I think the solution to these problems is very simple. It’s a solution that eliminates the high-cost of enterprise architecture initiatives (and therefore the issue of ROI), it also helps incorporate enterprise architecture efforts into the rest of the organisation (therefore making alldesign effort enterprise architecture effort), and it takes enterprise architecture to the board room (or at least the CIO’s office) where it belongs.
The three fifteen step plan for solving your enterprise architecture issue is as follows:
- Hire a real enterprise architect
- Establish only ‘dotted-line’ reporting to the enterprise architect
- Use the phrase ‘enterprise architecture’ only to refer to ‘enterprise business architecture’

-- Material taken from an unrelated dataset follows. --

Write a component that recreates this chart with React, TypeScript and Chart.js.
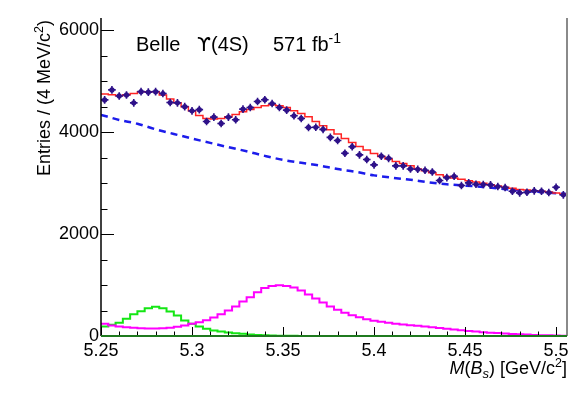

- Establish ‘planned traceability’ from the EA to project documentation
- Establish ‘planned traceability’ from the EA to system documentation
- Establish ‘planned traceability’ from the EA to software development life-cycle (SDLC) documentation
- Hold a workshop to established a baseline enterprise [business] architecture
- Schedule reviews of traceability each 6 months for each application system
- Include traceability reviews in the organizations project methodology at each phase gate
- Schedule a review of the baseline enterprise [business] architecture yearly
- Report, monthly, all EA traceability analytics
- Publish a quarterly analysis of EA traceability analytics
- Publish a whitepaper on how to interpret EA traceability analytics
- Co-sponsor at least one project concept / idea per year with a business growth outcome based on EA-level transformation
- Sponsor at least one project concept / idea per year with a IT efficiency outcome based on EA analysis and / or improving one or more measured based on traceability analytics
The most important step here is that you are no longer defining EA as a complete, integrated, end-to-end, endeavor. You enterprise [business] architecture is complete by step 7 above. It’s done. The assumptions about how value in the enterprise is generated are defined. The definition of enterprise architecture is also re-defined as only the enterprise [business] architect + the planned traceability to other key assets. In this sense, your EA is complete.
Steps 8-10 ensure that your enterprise architecture is always up-to-date. But up-to-date shouldn’t be read to mean complete. The EA is up-to-date in the sense that the enterprise [business] architecture is up-to-date and you know the status of all traceability. Within the status of the traceability is the key to understanding how complete you understanding of systems is – including the completeness ‘alignment’.
Steps 11-13 ensure that the information in the EA is known, understood, and utilised for decision making. Steps 14-15 ensure that the enterprise architecture (and the enterprise architect) delivers value. It also allows for additional specific, targeted EA effort to be managed through the normal project approval processes.
If the following steps are followed – and this of course depends on you finding a ‘real’ enterprise architect to hire – you will be well on your way to best practice in enterprise architecture. More importantly, the communication and organizational engagement issues will be solved. If you have hired correctly, the enterprise architect will also be an enthusiastic and invaluable member of the IT management and / or executive team.
As far as EA becoming more valued than ‘management’, I’m not sure when this will happen. But if we can stop whining about how difficult it is to get EA established and get on with the job (see above process) we at least won’t need to defend our failed efforts anymore.